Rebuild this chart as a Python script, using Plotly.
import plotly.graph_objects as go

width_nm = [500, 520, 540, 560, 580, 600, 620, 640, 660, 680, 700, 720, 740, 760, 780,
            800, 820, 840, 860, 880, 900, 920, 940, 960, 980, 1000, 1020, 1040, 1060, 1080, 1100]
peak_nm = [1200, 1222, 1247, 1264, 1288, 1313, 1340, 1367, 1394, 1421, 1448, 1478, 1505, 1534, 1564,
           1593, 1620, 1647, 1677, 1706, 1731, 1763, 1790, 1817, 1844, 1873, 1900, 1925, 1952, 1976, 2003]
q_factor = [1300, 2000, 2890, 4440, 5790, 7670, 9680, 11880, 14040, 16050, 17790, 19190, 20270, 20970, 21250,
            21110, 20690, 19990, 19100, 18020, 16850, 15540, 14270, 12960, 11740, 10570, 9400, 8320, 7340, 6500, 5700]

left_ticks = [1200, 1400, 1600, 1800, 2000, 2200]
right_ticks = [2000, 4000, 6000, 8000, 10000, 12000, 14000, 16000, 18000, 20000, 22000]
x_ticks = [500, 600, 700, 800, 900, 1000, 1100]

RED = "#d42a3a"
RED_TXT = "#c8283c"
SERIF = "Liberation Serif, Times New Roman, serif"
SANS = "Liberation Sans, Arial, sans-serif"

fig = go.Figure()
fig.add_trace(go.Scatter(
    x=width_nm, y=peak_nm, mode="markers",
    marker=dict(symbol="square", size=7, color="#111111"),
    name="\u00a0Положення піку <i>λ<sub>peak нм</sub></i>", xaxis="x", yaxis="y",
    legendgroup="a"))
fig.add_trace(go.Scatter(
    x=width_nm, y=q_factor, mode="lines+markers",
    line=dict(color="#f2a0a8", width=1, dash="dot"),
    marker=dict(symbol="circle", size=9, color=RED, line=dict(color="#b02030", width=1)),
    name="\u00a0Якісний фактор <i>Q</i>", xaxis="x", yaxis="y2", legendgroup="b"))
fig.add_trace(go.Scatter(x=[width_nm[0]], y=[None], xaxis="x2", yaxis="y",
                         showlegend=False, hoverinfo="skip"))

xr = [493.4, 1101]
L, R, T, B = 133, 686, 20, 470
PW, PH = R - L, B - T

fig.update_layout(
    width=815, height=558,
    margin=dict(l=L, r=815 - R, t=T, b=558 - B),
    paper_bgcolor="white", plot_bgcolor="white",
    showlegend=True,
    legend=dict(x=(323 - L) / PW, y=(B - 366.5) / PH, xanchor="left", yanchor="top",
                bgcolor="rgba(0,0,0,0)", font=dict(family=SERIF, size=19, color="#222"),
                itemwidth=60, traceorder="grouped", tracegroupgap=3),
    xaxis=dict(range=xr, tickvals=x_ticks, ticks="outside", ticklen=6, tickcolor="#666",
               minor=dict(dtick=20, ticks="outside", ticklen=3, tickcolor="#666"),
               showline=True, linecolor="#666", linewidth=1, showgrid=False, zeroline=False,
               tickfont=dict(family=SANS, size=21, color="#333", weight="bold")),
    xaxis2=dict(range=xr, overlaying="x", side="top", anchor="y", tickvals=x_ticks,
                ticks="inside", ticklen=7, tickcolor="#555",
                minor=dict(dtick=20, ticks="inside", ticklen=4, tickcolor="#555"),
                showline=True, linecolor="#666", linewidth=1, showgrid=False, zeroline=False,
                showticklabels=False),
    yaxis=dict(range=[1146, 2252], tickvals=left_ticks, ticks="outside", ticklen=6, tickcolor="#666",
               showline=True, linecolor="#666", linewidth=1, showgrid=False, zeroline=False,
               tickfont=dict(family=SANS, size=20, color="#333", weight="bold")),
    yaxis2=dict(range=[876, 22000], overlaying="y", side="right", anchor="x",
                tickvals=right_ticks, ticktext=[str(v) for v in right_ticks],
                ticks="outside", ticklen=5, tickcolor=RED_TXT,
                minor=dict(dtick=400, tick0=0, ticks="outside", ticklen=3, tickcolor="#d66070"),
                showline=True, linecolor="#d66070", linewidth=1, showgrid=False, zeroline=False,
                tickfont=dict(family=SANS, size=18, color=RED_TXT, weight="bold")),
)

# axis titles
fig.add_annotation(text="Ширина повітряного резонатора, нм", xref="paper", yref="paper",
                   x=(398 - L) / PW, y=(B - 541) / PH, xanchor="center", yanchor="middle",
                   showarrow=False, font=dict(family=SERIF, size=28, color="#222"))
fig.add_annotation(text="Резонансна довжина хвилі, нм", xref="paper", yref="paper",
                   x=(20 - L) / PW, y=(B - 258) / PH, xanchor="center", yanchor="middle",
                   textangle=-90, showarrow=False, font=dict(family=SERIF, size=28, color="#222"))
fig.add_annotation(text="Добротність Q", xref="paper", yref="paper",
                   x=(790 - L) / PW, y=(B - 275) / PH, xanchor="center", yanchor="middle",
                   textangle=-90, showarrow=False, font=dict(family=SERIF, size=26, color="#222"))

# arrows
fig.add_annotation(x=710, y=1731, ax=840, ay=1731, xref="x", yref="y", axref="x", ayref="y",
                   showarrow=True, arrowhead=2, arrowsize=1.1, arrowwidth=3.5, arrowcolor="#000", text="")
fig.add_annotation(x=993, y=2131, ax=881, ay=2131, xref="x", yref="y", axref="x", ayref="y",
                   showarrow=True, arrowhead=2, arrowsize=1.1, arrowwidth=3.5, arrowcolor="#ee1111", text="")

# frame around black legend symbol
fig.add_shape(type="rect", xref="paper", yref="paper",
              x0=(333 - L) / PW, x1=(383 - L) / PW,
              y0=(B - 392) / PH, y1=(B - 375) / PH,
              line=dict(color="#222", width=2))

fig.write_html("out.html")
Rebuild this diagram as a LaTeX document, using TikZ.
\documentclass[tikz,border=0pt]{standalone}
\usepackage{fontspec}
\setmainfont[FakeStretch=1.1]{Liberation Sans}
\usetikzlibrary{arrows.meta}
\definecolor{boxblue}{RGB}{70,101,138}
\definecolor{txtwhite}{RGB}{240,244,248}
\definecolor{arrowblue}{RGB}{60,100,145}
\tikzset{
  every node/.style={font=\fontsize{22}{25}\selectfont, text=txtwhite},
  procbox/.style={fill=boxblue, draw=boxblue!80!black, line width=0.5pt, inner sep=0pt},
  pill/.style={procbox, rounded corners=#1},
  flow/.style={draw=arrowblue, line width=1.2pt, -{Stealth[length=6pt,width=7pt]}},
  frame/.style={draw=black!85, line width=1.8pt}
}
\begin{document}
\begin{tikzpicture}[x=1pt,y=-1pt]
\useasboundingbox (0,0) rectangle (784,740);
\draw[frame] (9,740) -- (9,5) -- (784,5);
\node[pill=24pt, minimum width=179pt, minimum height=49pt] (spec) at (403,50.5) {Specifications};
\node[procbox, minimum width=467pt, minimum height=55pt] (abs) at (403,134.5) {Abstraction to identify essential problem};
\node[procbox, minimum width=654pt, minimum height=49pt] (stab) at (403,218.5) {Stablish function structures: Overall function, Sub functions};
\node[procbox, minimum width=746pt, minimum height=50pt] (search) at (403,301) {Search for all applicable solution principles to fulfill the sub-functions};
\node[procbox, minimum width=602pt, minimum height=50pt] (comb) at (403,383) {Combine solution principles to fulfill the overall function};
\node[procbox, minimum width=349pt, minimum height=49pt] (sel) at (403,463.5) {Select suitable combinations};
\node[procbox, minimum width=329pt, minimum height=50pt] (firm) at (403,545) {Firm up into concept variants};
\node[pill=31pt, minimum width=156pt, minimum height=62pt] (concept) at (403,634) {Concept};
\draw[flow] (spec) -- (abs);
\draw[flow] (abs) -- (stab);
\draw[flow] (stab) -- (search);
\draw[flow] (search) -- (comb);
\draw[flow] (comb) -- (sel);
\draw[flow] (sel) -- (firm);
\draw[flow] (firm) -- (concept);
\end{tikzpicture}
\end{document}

--

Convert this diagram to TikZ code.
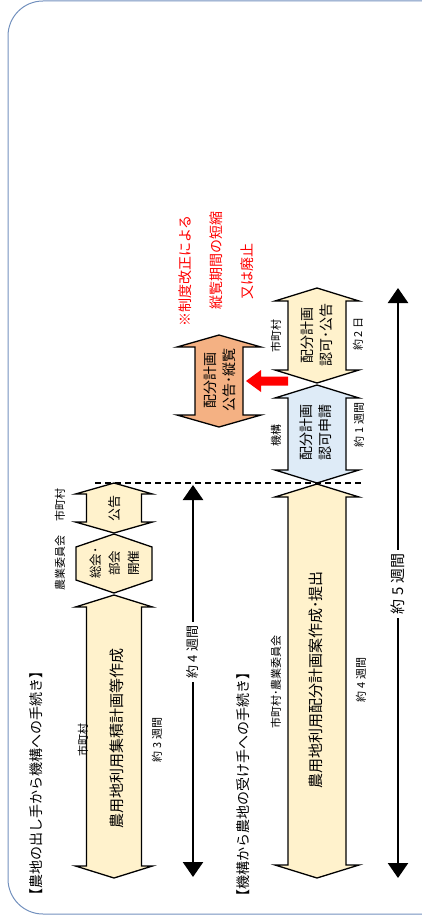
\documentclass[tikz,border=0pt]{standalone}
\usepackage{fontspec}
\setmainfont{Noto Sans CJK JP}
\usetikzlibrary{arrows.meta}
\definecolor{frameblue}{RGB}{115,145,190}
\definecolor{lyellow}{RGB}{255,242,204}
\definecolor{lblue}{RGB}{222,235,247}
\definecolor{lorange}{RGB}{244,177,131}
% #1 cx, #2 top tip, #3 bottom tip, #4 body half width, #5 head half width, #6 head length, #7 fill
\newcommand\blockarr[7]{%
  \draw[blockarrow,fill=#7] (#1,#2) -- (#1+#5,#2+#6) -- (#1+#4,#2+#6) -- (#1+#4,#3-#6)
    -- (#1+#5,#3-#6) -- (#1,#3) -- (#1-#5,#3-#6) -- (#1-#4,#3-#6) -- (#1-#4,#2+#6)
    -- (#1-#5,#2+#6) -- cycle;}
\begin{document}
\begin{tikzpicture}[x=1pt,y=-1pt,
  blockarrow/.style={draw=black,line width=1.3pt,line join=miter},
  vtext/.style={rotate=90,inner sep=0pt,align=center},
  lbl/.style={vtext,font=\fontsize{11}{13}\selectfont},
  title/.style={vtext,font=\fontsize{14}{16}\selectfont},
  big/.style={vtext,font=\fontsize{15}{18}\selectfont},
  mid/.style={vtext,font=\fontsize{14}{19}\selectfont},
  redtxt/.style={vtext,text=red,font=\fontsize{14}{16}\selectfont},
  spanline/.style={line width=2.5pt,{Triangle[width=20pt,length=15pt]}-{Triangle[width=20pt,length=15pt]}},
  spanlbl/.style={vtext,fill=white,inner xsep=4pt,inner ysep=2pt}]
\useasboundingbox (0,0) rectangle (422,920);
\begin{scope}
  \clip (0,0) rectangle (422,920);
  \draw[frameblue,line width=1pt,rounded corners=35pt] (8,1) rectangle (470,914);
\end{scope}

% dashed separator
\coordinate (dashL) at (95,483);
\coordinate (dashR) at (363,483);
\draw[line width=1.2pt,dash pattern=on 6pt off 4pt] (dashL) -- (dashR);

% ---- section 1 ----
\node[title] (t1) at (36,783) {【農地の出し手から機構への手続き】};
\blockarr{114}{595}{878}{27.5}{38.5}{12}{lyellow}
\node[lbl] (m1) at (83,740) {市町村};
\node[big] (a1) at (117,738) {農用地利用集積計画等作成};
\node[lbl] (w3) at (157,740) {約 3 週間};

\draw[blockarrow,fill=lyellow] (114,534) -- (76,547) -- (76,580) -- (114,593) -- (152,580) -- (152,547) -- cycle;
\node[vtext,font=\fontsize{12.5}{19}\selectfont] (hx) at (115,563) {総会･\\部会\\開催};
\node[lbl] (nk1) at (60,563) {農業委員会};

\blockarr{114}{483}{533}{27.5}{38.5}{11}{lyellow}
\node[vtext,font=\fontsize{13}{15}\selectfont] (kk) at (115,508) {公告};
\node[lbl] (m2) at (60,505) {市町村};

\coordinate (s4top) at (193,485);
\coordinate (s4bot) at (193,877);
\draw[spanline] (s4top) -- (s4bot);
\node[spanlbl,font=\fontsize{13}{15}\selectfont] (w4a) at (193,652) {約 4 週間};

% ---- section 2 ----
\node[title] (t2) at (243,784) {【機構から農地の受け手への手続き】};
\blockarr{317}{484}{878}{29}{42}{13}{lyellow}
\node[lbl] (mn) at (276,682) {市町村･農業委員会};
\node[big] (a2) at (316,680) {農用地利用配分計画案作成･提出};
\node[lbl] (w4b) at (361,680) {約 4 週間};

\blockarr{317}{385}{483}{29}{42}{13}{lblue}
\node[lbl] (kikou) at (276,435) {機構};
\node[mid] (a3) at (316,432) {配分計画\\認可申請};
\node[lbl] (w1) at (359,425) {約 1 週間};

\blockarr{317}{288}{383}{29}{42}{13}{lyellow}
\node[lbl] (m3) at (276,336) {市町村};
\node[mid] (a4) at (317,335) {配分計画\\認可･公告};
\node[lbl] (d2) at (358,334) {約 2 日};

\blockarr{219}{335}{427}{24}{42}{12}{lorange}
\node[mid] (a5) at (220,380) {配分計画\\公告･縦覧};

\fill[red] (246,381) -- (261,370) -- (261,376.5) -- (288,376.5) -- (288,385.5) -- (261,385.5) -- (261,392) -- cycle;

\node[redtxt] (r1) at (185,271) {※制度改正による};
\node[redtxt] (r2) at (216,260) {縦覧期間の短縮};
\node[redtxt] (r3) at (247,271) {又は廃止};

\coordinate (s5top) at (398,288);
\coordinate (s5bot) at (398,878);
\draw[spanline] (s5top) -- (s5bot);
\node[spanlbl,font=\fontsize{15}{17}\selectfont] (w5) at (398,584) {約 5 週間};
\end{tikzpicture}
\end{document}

Request
Single out each line of the records above with the string "this" in it, and copy it.

The answer
Rebuild this chart as a Python script, using Plotly.
Rebuild this diagram as a LaTeX document, using TikZ.
Convert this diagram to TikZ code.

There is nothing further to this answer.